Set problem: All of the lines below are to be transcribed faithfully, with pictures excluded from the copy.
# Start of Source material
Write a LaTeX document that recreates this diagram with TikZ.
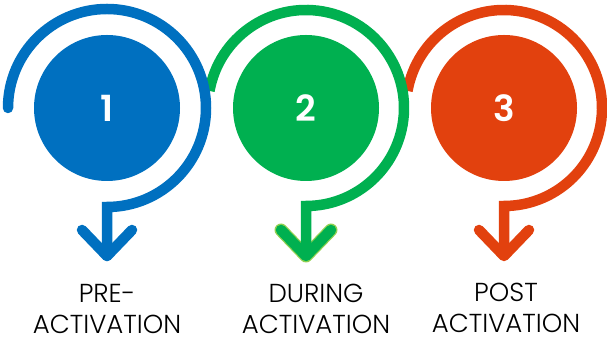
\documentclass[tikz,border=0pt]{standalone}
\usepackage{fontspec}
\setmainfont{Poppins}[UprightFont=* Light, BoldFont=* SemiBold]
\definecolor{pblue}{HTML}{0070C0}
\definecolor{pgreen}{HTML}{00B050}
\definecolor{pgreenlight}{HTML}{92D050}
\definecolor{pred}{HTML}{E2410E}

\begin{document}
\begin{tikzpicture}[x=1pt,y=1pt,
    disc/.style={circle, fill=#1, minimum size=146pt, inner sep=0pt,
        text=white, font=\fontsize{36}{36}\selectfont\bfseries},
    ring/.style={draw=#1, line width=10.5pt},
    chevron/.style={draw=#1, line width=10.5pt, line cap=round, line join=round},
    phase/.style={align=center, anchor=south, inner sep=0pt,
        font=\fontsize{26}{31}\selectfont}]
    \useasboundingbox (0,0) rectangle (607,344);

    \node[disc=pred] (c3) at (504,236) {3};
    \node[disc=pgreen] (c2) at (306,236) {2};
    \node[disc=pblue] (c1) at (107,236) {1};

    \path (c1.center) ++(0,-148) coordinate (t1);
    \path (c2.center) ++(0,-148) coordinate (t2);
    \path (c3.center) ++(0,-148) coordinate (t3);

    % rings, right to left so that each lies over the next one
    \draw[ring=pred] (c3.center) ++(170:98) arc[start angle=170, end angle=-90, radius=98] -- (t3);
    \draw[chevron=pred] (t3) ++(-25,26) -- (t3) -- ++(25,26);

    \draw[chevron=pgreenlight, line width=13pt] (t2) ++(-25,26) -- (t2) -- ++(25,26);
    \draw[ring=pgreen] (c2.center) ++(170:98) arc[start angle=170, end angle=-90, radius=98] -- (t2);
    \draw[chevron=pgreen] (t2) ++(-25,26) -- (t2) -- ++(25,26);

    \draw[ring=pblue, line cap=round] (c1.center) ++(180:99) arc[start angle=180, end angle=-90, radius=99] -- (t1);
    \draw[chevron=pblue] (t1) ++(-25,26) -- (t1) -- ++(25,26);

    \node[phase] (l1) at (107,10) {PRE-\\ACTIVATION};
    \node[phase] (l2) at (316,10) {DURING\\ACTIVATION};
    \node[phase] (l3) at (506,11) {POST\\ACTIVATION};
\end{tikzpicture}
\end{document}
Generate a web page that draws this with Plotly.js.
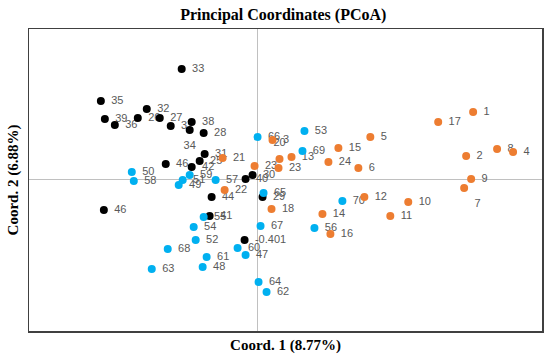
# End of Source material
Solution for this problem:
Write a LaTeX document that recreates this diagram with TikZ.
\documentclass[tikz,border=0pt]{standalone}
\usepackage{fontspec}
\setmainfont{Poppins}[UprightFont=* Light, BoldFont=* SemiBold]
\definecolor{pblue}{HTML}{0070C0}
\definecolor{pgreen}{HTML}{00B050}
\definecolor{pgreenlight}{HTML}{92D050}
\definecolor{pred}{HTML}{E2410E}

\begin{document}
\begin{tikzpicture}[x=1pt,y=1pt,
    disc/.style={circle, fill=#1, minimum size=146pt, inner sep=0pt,
        text=white, font=\fontsize{36}{36}\selectfont\bfseries},
    ring/.style={draw=#1, line width=10.5pt},
    chevron/.style={draw=#1, line width=10.5pt, line cap=round, line join=round},
    phase/.style={align=center, anchor=south, inner sep=0pt,
        font=\fontsize{26}{31}\selectfont}]
    \useasboundingbox (0,0) rectangle (607,344);

    \node[disc=pred] (c3) at (504,236) {3};
    \node[disc=pgreen] (c2) at (306,236) {2};
    \node[disc=pblue] (c1) at (107,236) {1};

    \path (c1.center) ++(0,-148) coordinate (t1);
    \path (c2.center) ++(0,-148) coordinate (t2);
    \path (c3.center) ++(0,-148) coordinate (t3);

    % rings, right to left so that each lies over the next one
    \draw[ring=pred] (c3.center) ++(170:98) arc[start angle=170, end angle=-90, radius=98] -- (t3);
    \draw[chevron=pred] (t3) ++(-25,26) -- (t3) -- ++(25,26);

    \draw[chevron=pgreenlight, line width=13pt] (t2) ++(-25,26) -- (t2) -- ++(25,26);
    \draw[ring=pgreen] (c2.center) ++(170:98) arc[start angle=170, end angle=-90, radius=98] -- (t2);
    \draw[chevron=pgreen] (t2) ++(-25,26) -- (t2) -- ++(25,26);

    \draw[ring=pblue, line cap=round] (c1.center) ++(180:99) arc[start angle=180, end angle=-90, radius=99] -- (t1);
    \draw[chevron=pblue] (t1) ++(-25,26) -- (t1) -- ++(25,26);

    \node[phase] (l1) at (107,10) {PRE-\\ACTIVATION};
    \node[phase] (l2) at (316,10) {DURING\\ACTIVATION};
    \node[phase] (l3) at (506,11) {POST\\ACTIVATION};
\end{tikzpicture}
\end{document}
Generate a web page that draws this with Plotly.js.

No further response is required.